Action Fighter is very samey. Although changing from one vehicle to another should offer some variety in gameplay, both gaming styles are fairly similar to each other, and just repeat one after the other. As well as being repetitive, Action Fighter is also extremely tough. On the ground at top speed, it's impossible to react to the presence of other road users and to make turns when you need to. And constantly having to press fire tires out your fingers very quickly. Your vehicle does have auto-fire which works by holding down the fire button, but it fires so slowly that it's pointless. Of course, you can slow down, but you'll either slow down too much and need to speed up again, and then back down again, or you'll just decide to drive like a snail, which only results in you getting rear-ended. Finding that happy medium (Russell Grant?) isn't very achievable. The constant shooting, dodging, slowing down and speeding up, combined with regular deaths, just makes the game a pain in the ass to play. And when in the air, although you no longer have to deal with controlling your speed, you get bombarded with enemy aircraft and their bullets, some of which are hidden from view in the clouds. And those that aren't are hidden from view because of the Master System's flicker. You really have to shoot and hope. Kind of like having unprotected sex. Or perhaps not. Perhaps to rebalance the odds in the player's favour a little, a bit of variety to your firepower would have been nice. I don't mind hard games, but I don't like games that are only hard because they are unfair. The only saving grace in this game is that you have unlimited lives as you play against a timer. It starts at 999 and counts down. If it reaches zero before the end of the level, it's game over. The game really is a typical example of what early Master System releases were like, being just the same game on a loop. I can't even imagine it being much fun even if you do persevere with it and get good at it. Unless you have a weird ambition to become an Action Fighter master, it's probably not going to keep you entertained for very long.
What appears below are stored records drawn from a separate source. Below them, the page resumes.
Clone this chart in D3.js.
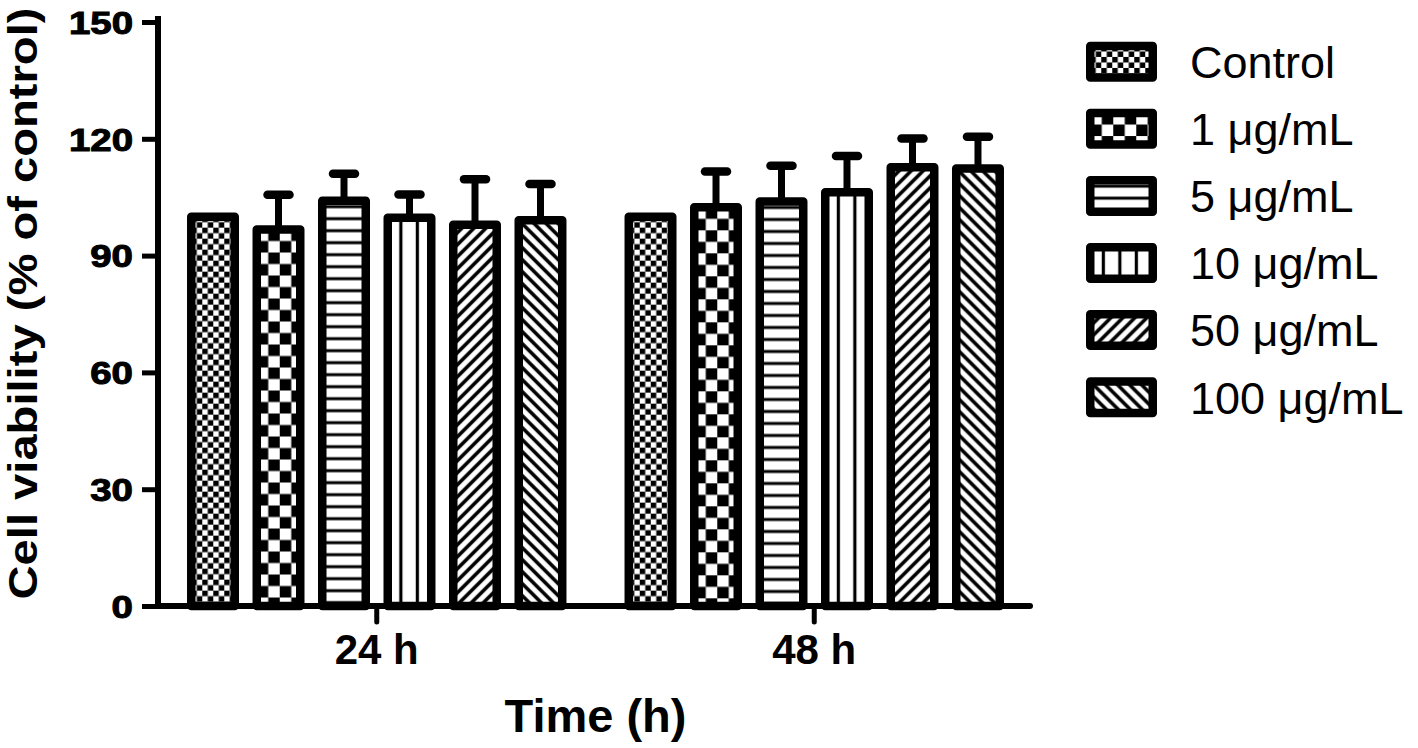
<!DOCTYPE html>
<html>
<head>
<meta charset="utf-8">
<script src="https://cdn.jsdelivr.net/npm/d3@7/dist/d3.min.js"></script>
<style>
  html, body { margin: 0; padding: 0; background: #fff; }
  svg { display: block; }
</style>
</head>
<body>
<svg id="chart" width="1418" height="748"></svg>
<script>
// ---- data ----
const groups = ["24 h", "48 h"];
const series = ["Control", "1 μg/mL", "5 μg/mL", "10 μg/mL", "50 μg/mL", "100 μg/mL"];
const mean24 = [100, 96.7, 104.1, 99.7, 97.9, 99.1];
const err24  = [0, 8.9, 6.9, 6.0, 11.7, 9.3];
const mean48 = [100, 102.4, 103.9, 106.3, 112.7, 112.4];
const err48  = [0, 9.2, 9.2, 9.3, 7.4, 8.1];
const yTicks = [0, 30, 60, 90, 120, 150];
const yTitle = "Cell viability (% of control)";
const xTitle = "Time (h)";

const data = [];
groups.forEach((g, gi) => {
  const m = gi === 0 ? mean24 : mean48;
  const e = gi === 0 ? err24 : err48;
  series.forEach((s, si) => data.push({group: g, series: s, si, mean: m[si], err: e[si]}));
});

// ---- layout ----
const FONT = "'Liberation Sans', Arial, Helvetica, sans-serif";
const svg = d3.select("#chart");
svg.append("rect").attr("width", 1418).attr("height", 748).attr("fill", "#fff");

const plotLeft = 158, plotRight = 1033, plotTop = 22, plotBottom = 606;
const SW = 8.5; // bar stroke

const x0 = d3.scaleBand().domain(groups).range([plotLeft, plotRight]).padding(0);
const x1 = d3.scaleBand().domain(series).range([0, x0.bandwidth()])
  .paddingInner(0.336).paddingOuter(0.508);
const y = d3.scaleLinear().domain([0, 150]).range([plotBottom, plotTop]);

const defs = svg.append("defs");

// pattern builders, anchored at (px, py)
function makePattern(id, si, px, py) {
  let p;
  const base = (w, h) => {
    p = defs.append("pattern").attr("id", id).attr("patternUnits", "userSpaceOnUse")
      .attr("x", px).attr("y", py).attr("width", w).attr("height", h);
    p.append("rect").attr("width", w).attr("height", h).attr("fill", "#fff");
    return p;
  };
  if (si === 0) {
    const c = 5.5; base(2 * c, 2 * c);
    p.append("rect").attr("x", 0).attr("y", 0).attr("width", c).attr("height", c).attr("fill", "#000");
    p.append("rect").attr("x", c).attr("y", c).attr("width", c).attr("height", c).attr("fill", "#000");
  } else if (si === 1) {
    const c = 11.5; base(2 * c, 2 * c);
    p.append("rect").attr("x", c).attr("y", 0).attr("width", c).attr("height", c).attr("fill", "#000");
    p.append("rect").attr("x", 0).attr("y", c).attr("width", c).attr("height", c).attr("fill", "#000");
  } else if (si === 2) {
    base(10, 12);
    p.append("rect").attr("x", 0).attr("y", 4.5).attr("width", 10).attr("height", 3).attr("fill", "#000");
  } else if (si === 3) {
    base(16.5, 10);
    p.append("rect").attr("x", 11.5).attr("y", 0).attr("width", 3.2).attr("height", 10).attr("fill", "#000");
  } else if (si === 4) {
    base(12, 12);
    p.append("path").attr("d", "M-3,3L3,-3M0,12L12,0M9,15L15,9")
      .attr("stroke", "#000").attr("stroke-width", 3.6);
  } else {
    base(12, 12);
    p.append("path").attr("d", "M-3,9L3,15M0,0L12,12M9,-3L15,3")
      .attr("stroke", "#000").attr("stroke-width", 3.6);
  }
  return "url(#" + id + ")";
}

// ---- bars ----
const barW = x1.bandwidth();
const gBars = svg.append("g");
data.forEach((d, i) => {
  const bx = x0(d.group) + x1(d.series);
  const by = y(d.mean);
  const fill = makePattern("pb" + i, d.si, bx, by);
  gBars.append("rect")
    .attr("x", bx).attr("y", by)
    .attr("width", barW).attr("height", y(0) - by)
    .attr("fill", fill)
    .attr("stroke", "#000").attr("stroke-width", SW)
    .attr("stroke-linejoin", "round");
});

// ---- error bars (upper only) ----
const gErr = svg.append("g");
data.filter(d => d.err > 0).forEach(d => {
  const cx = x0(d.group) + x1(d.series) + barW / 2;
  gErr.append("line")
    .attr("x1", cx).attr("x2", cx)
    .attr("y1", y(d.mean)).attr("y2", y(d.mean + d.err))
    .attr("stroke", "#000").attr("stroke-width", 7);
  gErr.append("line")
    .attr("x1", cx - 11).attr("x2", cx + 11)
    .attr("y1", y(d.mean + d.err)).attr("y2", y(d.mean + d.err))
    .attr("stroke", "#000").attr("stroke-width", 8.5).attr("stroke-linecap", "round");
});

// ---- y axis ----
const yAxis = d3.axisLeft(y).tickValues(yTicks).tickSize(16).tickSizeOuter(0).tickFormat(d3.format("d"));
const gy = svg.append("g").attr("transform", `translate(${plotLeft},0)`).call(yAxis);
gy.select(".domain").attr("d", `M0,${plotBottom}V${plotTop - 3}`)
  .attr("stroke", "#000").attr("stroke-width", 6).attr("stroke-linecap", "square");
gy.selectAll(".tick line").attr("stroke", "#000").attr("stroke-width", 5).attr("x2", -16);
gy.selectAll(".tick text")
  .attr("x", null).attr("dy", "0.36em")
  .attr("transform", "translate(-25,0) scale(1.22,1)")
  .attr("text-anchor", "end")
  .attr("font-family", FONT).attr("font-weight", "bold").attr("font-size", 31.5)
  .attr("fill", "#000").attr("stroke", "#000").attr("stroke-width", 1);
gy.attr("font-family", null).attr("font-size", null);

// ---- x axis ----
const xAxis = d3.axisBottom(x0).tickSize(17).tickSizeOuter(0);
const gx = svg.append("g").attr("transform", `translate(0,${plotBottom})`).call(xAxis);
gx.select(".domain").attr("d", `M${plotLeft},0H${plotRight - 3}`)
  .attr("stroke", "#000").attr("stroke-width", 6).attr("stroke-linecap", "round");
gx.selectAll(".tick line").attr("stroke", "#000").attr("stroke-width", 5).attr("stroke-linecap", "round").attr("y2", 16);
gx.selectAll(".tick text")
  .attr("y", 58).attr("dy", 0)
  .attr("font-family", FONT).attr("font-weight", "bold").attr("font-size", 42).attr("fill", "#000");
gx.attr("font-family", null).attr("font-size", null);

// ---- titles ----
svg.append("text")
  .attr("transform", `translate(37,303.5) rotate(-90) scale(1.15,1)`)
  .attr("text-anchor", "middle")
  .attr("font-family", FONT).attr("font-weight", "bold").attr("font-size", 41).attr("fill", "#000")
  .text(yTitle);

svg.append("text")
  .attr("x", (plotLeft + plotRight) / 2).attr("y", 732)
  .attr("text-anchor", "middle")
  .attr("font-family", FONT).attr("font-weight", "bold").attr("font-size", 47).attr("fill", "#000")
  .text(xTitle);

// ---- legend ----
const legX = 1090.25, legTop = 61.7, legStep = 67.1, legW = 62.5, legH = 31.5;
const gLeg = svg.append("g");
series.forEach((s, si) => {
  const cy = legTop + si * legStep;
  const rx = legX, ry = cy - legH / 2;
  const fill = makePattern("pl" + si, si, rx, ry);
  gLeg.append("rect")
    .attr("x", rx).attr("y", ry).attr("width", legW).attr("height", legH)
    .attr("fill", fill).attr("stroke", "#000").attr("stroke-width", SW)
    .attr("stroke-linejoin", "round");
  gLeg.append("text")
    .attr("x", 1190).attr("y", cy + 16.3)
    .attr("font-family", FONT).attr("font-size", 45).attr("fill", "#000")
    .text(s);
});
</script>
</body>
</html>
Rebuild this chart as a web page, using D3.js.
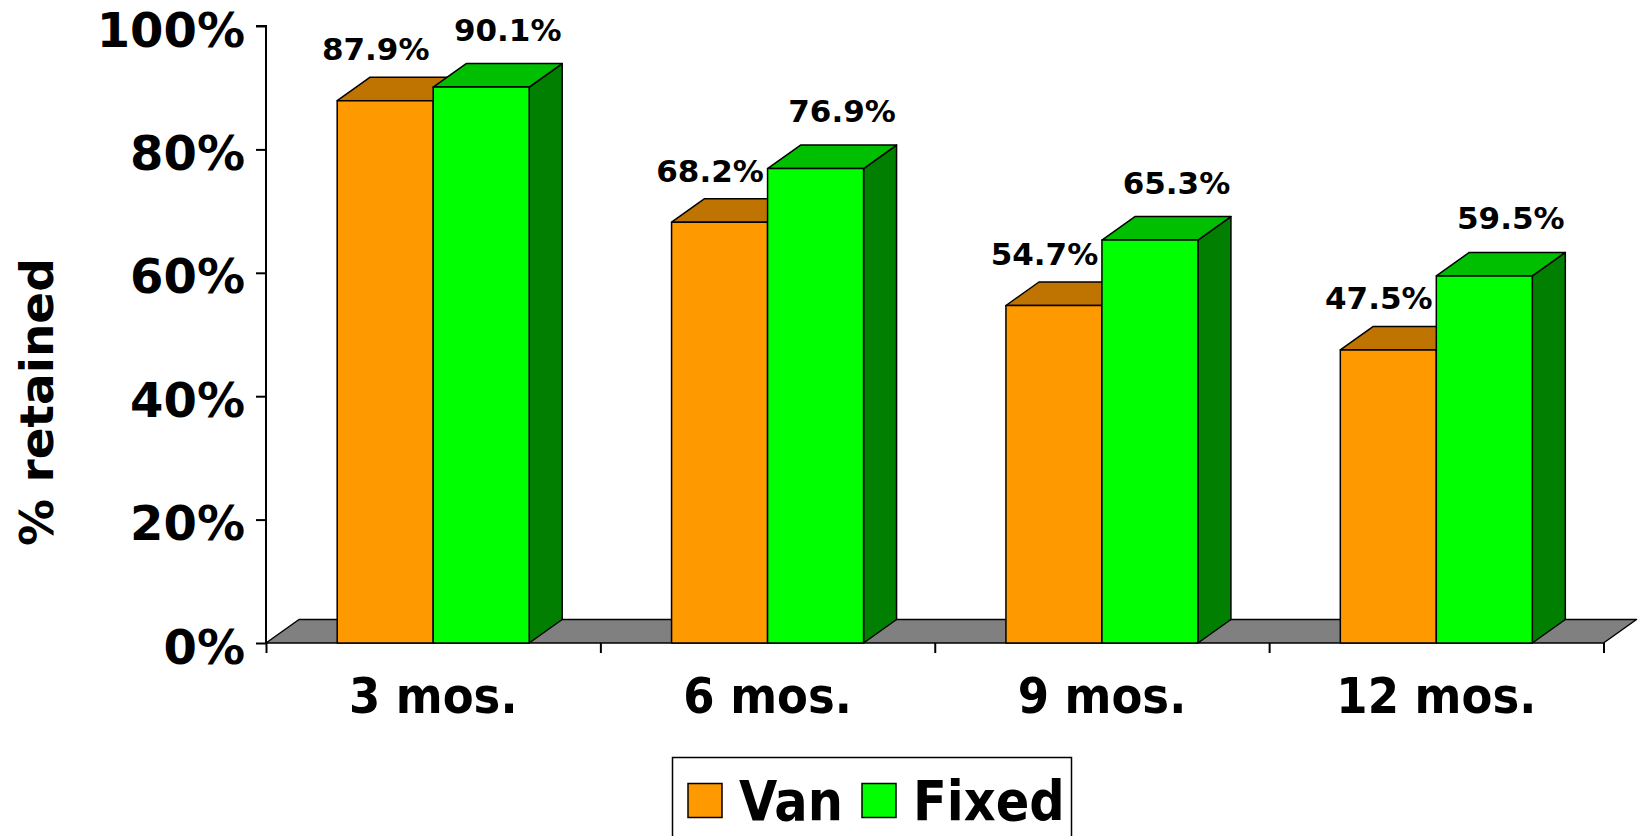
<!DOCTYPE html>
<html>
<head>
<meta charset="utf-8">
<script src="https://cdn.jsdelivr.net/npm/d3@7"></script>
<style>
  body { margin: 0; background: #fff; overflow: hidden; }
  text { font-family: 'DejaVu Sans', Verdana, sans-serif; font-weight: bold; fill: #000; }
  .narrow { font-family: 'DejaVu Sans Condensed', 'DejaVu Sans', sans-serif; }
</style>
</head>
<body>
<script>
const categories = ['3 mos.', '6 mos.', '9 mos.', '12 mos.']
const seriesNames = ['Van', 'Fixed']
const van = [87.9, 68.2, 54.7, 47.5]
const fixed = [90.1, 76.9, 65.3, 59.5]
const yTicks = [0, 20, 40, 60, 80, 100]

const frontColors = { Van: '#ff9900', Fixed: '#00ff00' }
const topColors = { Van: '#bf7300', Fixed: '#00bf00' }
const sideColors = { Van: '#7f4c00', Fixed: '#007f00' }

const width = 1639
const height = 836
const plotLeft = 266, plotRight = 1603.5
const plotBottom = 643, plotTop = 26
const depthX = 33, depthY = -23.5
const barWidth = 96

const svg = d3.select('body').append('svg')
    .attr('width', width)
    .attr('height', height)

const x = d3.scaleBand().domain(categories).range([plotLeft, plotRight])
const bw = x.bandwidth()
const x1 = d3.scaleBand().domain(seriesNames).range([bw / 2 - barWidth, bw / 2 + barWidth])
const y = d3.scaleLinear().domain([0, 100]).range([plotBottom, plotTop])

const rows = categories.map((c, i) => ({ cat: c, Van: van[i], Fixed: fixed[i] }))

// floor
const f = d3.path()
f.moveTo(plotLeft, plotBottom)
f.lineTo(plotRight, plotBottom)
f.lineTo(plotRight + depthX, plotBottom + depthY)
f.lineTo(plotLeft + depthX, plotBottom + depthY)
f.closePath()
svg.append('path')
    .attr('d', f.toString())
    .attr('fill', '#808080')
    .attr('stroke', '#000')
    .attr('stroke-width', 1.5)
    .attr('stroke-linejoin', 'round')

// y axis
const yAxis = svg.append('g')
    .attr('transform', `translate(${plotLeft},0)`)
    .call(d3.axisLeft(y).tickValues(yTicks).tickSize(10).tickPadding(11).tickFormat(d => d + '%'))
yAxis.selectAll('path, line').attr('stroke', '#000').attr('stroke-width', 2)
yAxis.select('.domain').attr('d', `M-10,${y(100)}H0V${plotBottom}`)
yAxis.selectAll('text')
    .attr('font-size', 48)
    .attr('dy', '0.42em')
    .style('font-family', "'DejaVu Sans', sans-serif")
    .style('font-weight', 'bold')
    .attr('fill', '#000')

// x ticks at category boundaries
const xi = d3.scaleLinear().domain([0, categories.length]).range([plotLeft, plotRight])
const xAxis = svg.append('g')
    .attr('transform', `translate(0,${plotBottom})`)
    .call(d3.axisBottom(xi).tickValues(d3.range(categories.length + 1)).tickSize(10).tickFormat(''))
xAxis.select('.domain').remove()
xAxis.selectAll('line').attr('stroke', '#000').attr('stroke-width', 2)

svg.append('g').selectAll('text')
    .data(categories)
    .join('text')
    .attr('class', 'narrow')
    .attr('x', d => x(d) + bw / 2)
    .attr('y', 713)
    .attr('text-anchor', 'middle')
    .attr('font-size', 50)
    .text(d => d)

// bars
const bars = svg.append('g')
rows.forEach(r => {
    seriesNames.forEach(s => {
        const x0 = x(r.cat) + x1(s)
        const x2 = x0 + barWidth
        const yt = y(r[s])
        const g = bars.append('g')
            .attr('stroke', '#000')
            .attr('stroke-width', 1.5)
            .attr('stroke-linejoin', 'round')
        // side
        g.append('path')
            .attr('d', `M${x2},${plotBottom}L${x2 + depthX},${plotBottom + depthY}L${x2 + depthX},${yt + depthY}L${x2},${yt}Z`)
            .attr('fill', sideColors[s])
        // top
        g.append('path')
            .attr('d', `M${x0},${yt}L${x2},${yt}L${x2 + depthX},${yt + depthY}L${x0 + depthX},${yt + depthY}Z`)
            .attr('fill', topColors[s])
        // front
        g.append('rect')
            .attr('x', x0)
            .attr('y', yt)
            .attr('width', barWidth)
            .attr('height', plotBottom - yt)
            .attr('fill', frontColors[s])
    })
})

// value labels
const labelShift = { Van: -26, Fixed: 10 }
const labelLift = { Van: 17, Fixed: 23 }
rows.forEach(r => {
    seriesNames.forEach(s => {
        svg.append('text')
            .attr('x', x(r.cat) + x1(s) + barWidth / 2 + depthX / 2 + labelShift[s])
            .attr('y', y(r[s]) + depthY - labelLift[s])
            .attr('text-anchor', 'middle')
            .attr('font-size', 31)
            .text(r[s].toFixed(1) + '%')
    })
})

// axis title
svg.append('text')
    .attr('transform', 'translate(53,402) rotate(-90)')
    .attr('text-anchor', 'middle')
    .attr('font-size', 47)
    .text('% retained')

// legend
const legend = svg.append('g')
legend.append('rect')
    .attr('x', 672.5)
    .attr('y', 757.5)
    .attr('width', 399)
    .attr('height', 100)
    .attr('fill', '#fff')
    .attr('stroke', '#000')
    .attr('stroke-width', 1.5)
const legendX = { Van: 688, Fixed: 862 }
seriesNames.forEach(s => {
    legend.append('rect')
        .attr('x', legendX[s])
        .attr('y', 783.5)
        .attr('width', 34)
        .attr('height', 34)
        .attr('fill', frontColors[s])
        .attr('stroke', '#000')
        .attr('stroke-width', 1.5)
    legend.append('text')
        .attr('class', 'narrow')
        .attr('x', legendX[s] + 51)
        .attr('y', 820)
        .attr('font-size', 55)
        .text(s)
})
</script>
</body>
</html>
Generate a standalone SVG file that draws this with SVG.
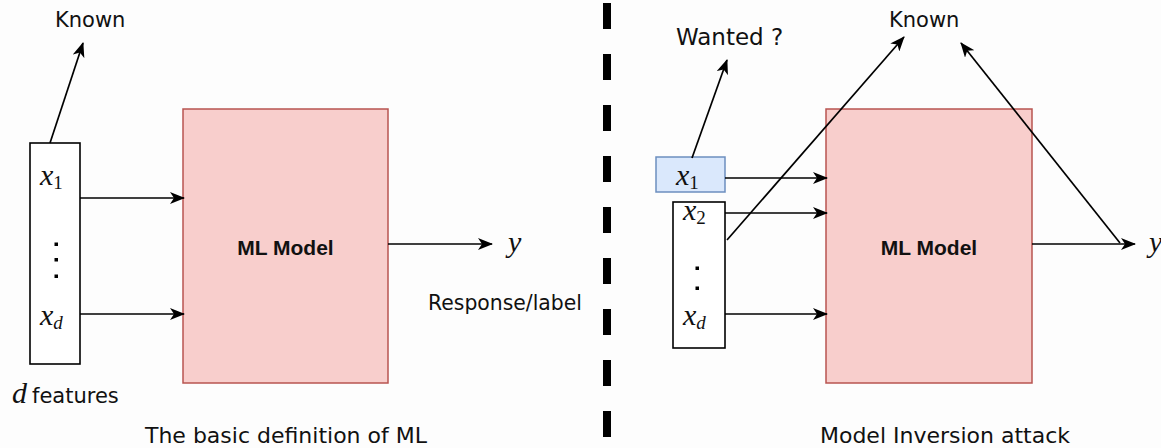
<svg xmlns="http://www.w3.org/2000/svg" width="1161" height="448" viewBox="0 0 1161 448">
  <defs>
    <marker id="arrow" viewBox="0 0 15 12" refX="14" refY="6" markerWidth="15" markerHeight="12" markerUnits="userSpaceOnUse" orient="auto">
      <path d="M0,0 L15,6 L0,12 L4,6 z" fill="#000"/>
    </marker>
    <style>
      .lbl { font-family: "DejaVu Sans", Verdana, sans-serif; font-size: 21px; fill: #111; }
      .cap { font-family: "DejaVu Sans", Verdana, sans-serif; font-size: 22px; fill: #111; text-anchor: middle; }
      .model { fill: #f8cecc; stroke: #b85450; stroke-width: 1.5; }
      .model-text { font-family: "Liberation Sans", Arial, sans-serif; font-weight: bold; font-size: 21px; fill: #111; text-anchor: middle; }
      .vec { fill: #fff; stroke: #000; stroke-width: 1.6; }
      .sel { fill: #dae8fc; stroke: #6c8ebf; stroke-width: 1.5; }
      .math { font-family: "Liberation Serif", "Times New Roman", serif; font-style: italic; font-size: 30px; fill: #111; }
      .sub { font-style: normal; font-size: 19px; }
      .subi { font-style: italic; font-size: 19px; }
      .edge { fill: none; stroke: #000; stroke-width: 1.7; marker-end: url(#arrow); }
      .dot { fill: #000; }
    </style>
  </defs>

  <rect width="1161" height="448" fill="#fdfdfd"/>

  <!-- left panel: plain model -->
  <g id="features-left">
    <rect class="vec" x="30" y="143" width="50" height="221"/>
    <text class="math" x="40" y="185">x<tspan class="sub" dy="4">1</tspan></text>
    <rect class="dot" x="54.5" y="242.5" width="3.5" height="3.5"/>
    <rect class="dot" x="54.5" y="258" width="3.5" height="3.5"/>
    <rect class="dot" x="54.5" y="274.5" width="3.5" height="3.5"/>
    <text class="math" x="40" y="325">x<tspan class="subi" dy="4">d</tspan></text>
  </g>
  <g id="known-left">
    <text class="lbl" x="55" y="27">Known</text>
  </g>
  <g id="model-left">
    <rect class="model" x="183" y="109" width="205" height="274"/>
    <text class="model-text" x="285.5" y="255">ML Model</text>
  </g>
  <g id="output-left">
    <text class="math" x="508" y="252">y</text>
    <text class="lbl" x="428" y="310" textLength="154" lengthAdjust="spacingAndGlyphs">Response/label</text>
  </g>
  <g id="feature-count">
    <text x="12" y="403"><tspan class="math">d</tspan><tspan class="lbl" dx="5">features</tspan></text>
  </g>
  <text class="cap" x="286" y="443">The basic definition of ML</text>

  <!-- divider -->
  <line x1="607" y1="3" x2="607" y2="448" stroke="#000" stroke-width="8" stroke-dasharray="26 25"/>

  <!-- right panel: model inversion -->
  <g id="wanted-feature">
    <rect class="sel" x="656" y="157" width="69" height="35"/>
    <text class="math" x="676" y="185">x<tspan class="sub" dy="4">1</tspan></text>
  </g>
  <g id="features-right">
    <rect class="vec" x="673" y="202" width="52" height="146"/>
    <text class="math" x="683" y="220">x<tspan class="sub" dy="4">2</tspan></text>
    <rect class="dot" x="695.5" y="266.5" width="3.5" height="3.5"/>
    <rect class="dot" x="695.5" y="286.5" width="3.5" height="3.5"/>
    <text class="math" x="683" y="325">x<tspan class="subi" dy="4">d</tspan></text>
  </g>
  <g id="wanted-label">
    <text class="lbl" x="676" y="45" style="font-size:23px">Wanted ?</text>
  </g>
  <g id="known-right">
    <text class="lbl" x="889" y="27">Known</text>
  </g>
  <g id="model-right">
    <rect class="model" x="826" y="109" width="206" height="274"/>
    <text class="model-text" x="929" y="255">ML Model</text>
  </g>
  <g id="output-right">
    <text class="math" x="1149" y="252">y</text>
  </g>
  <text class="cap" x="945" y="443">Model Inversion attack</text>

  <!-- connectors -->
  <g id="connectors">
    <path class="edge" d="M50,143 L83,43"/>
    <path class="edge" d="M80,198 L184,198"/>
    <path class="edge" d="M80,314 L184,314"/>
    <path class="edge" d="M388,244 L492,244"/>

    <path class="edge" d="M692,158 L727,60"/>
    <path class="edge" d="M725,178 L827,178"/>
    <path class="edge" d="M725,213 L827,213"/>
    <path class="edge" d="M725,314 L827,314"/>
    <path class="edge" d="M727,240 L904,37"/>
    <path class="edge" d="M1032,244 L1135,244"/>
    <path class="edge" d="M1120,243 L961,43"/>
  </g>
</svg>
Their are some enemies in those there clouds. Somewhere.

Have you seen my chopper? Hehe
As far as graphics go, everything is nice and colourful and ok to look at, although the aforementioned clouds and flicker only add to the overall frustrations that the game seems only to happy to serve up. To offend your ears, two or three nasty-sounding tinkly "tunes" play in the background, They're not even good for Master System standards, and don't even sound in tune. And the sound effects are just awful. Like everything else in this game, the graphics style and music don't change as you play through it. There really is nothing that signifies to you that you are progressing through it. Even some colour changes would have helped a bit. And any change to the music would have been good. Maybe different notes. Or no notes. Yes, no notes at all would be best. 

You can bog off if you think I'm carrying on
with this shite Mr President
So, um, yes, I can't think of anything else to add. That's Action Fighter. Pure garbage.

Presentation – 70%
A car whizzes into the foreground, flashes its lights and the title is displayed. A few intermissions give you your objectives for each level, but there's very little else.
Graphics – 65%
Graphics are ok. The roads are grey, fields are green, water is blue and the clouds are white. And they fudging hide enemy aircraft in them. I hate those clouds. 
Sound – 45%
Turn it off. Turn it off now. Horrible.
Playability – 38%
At first, the game feels like it might be fun. But it quickly turns out that it isn't. It's not fun at all. It's hard, repetitive, frustrating and is about as enjoyable as visiting the dentist. Actually, my dentist is quite tasty so I don't mind doing that. 
Overall – 40%
Not the Master System's finest hour, or even 15 minutes. Quite horrendous. It might improve with practice, but there really are more worthwhile things to practice getting better at.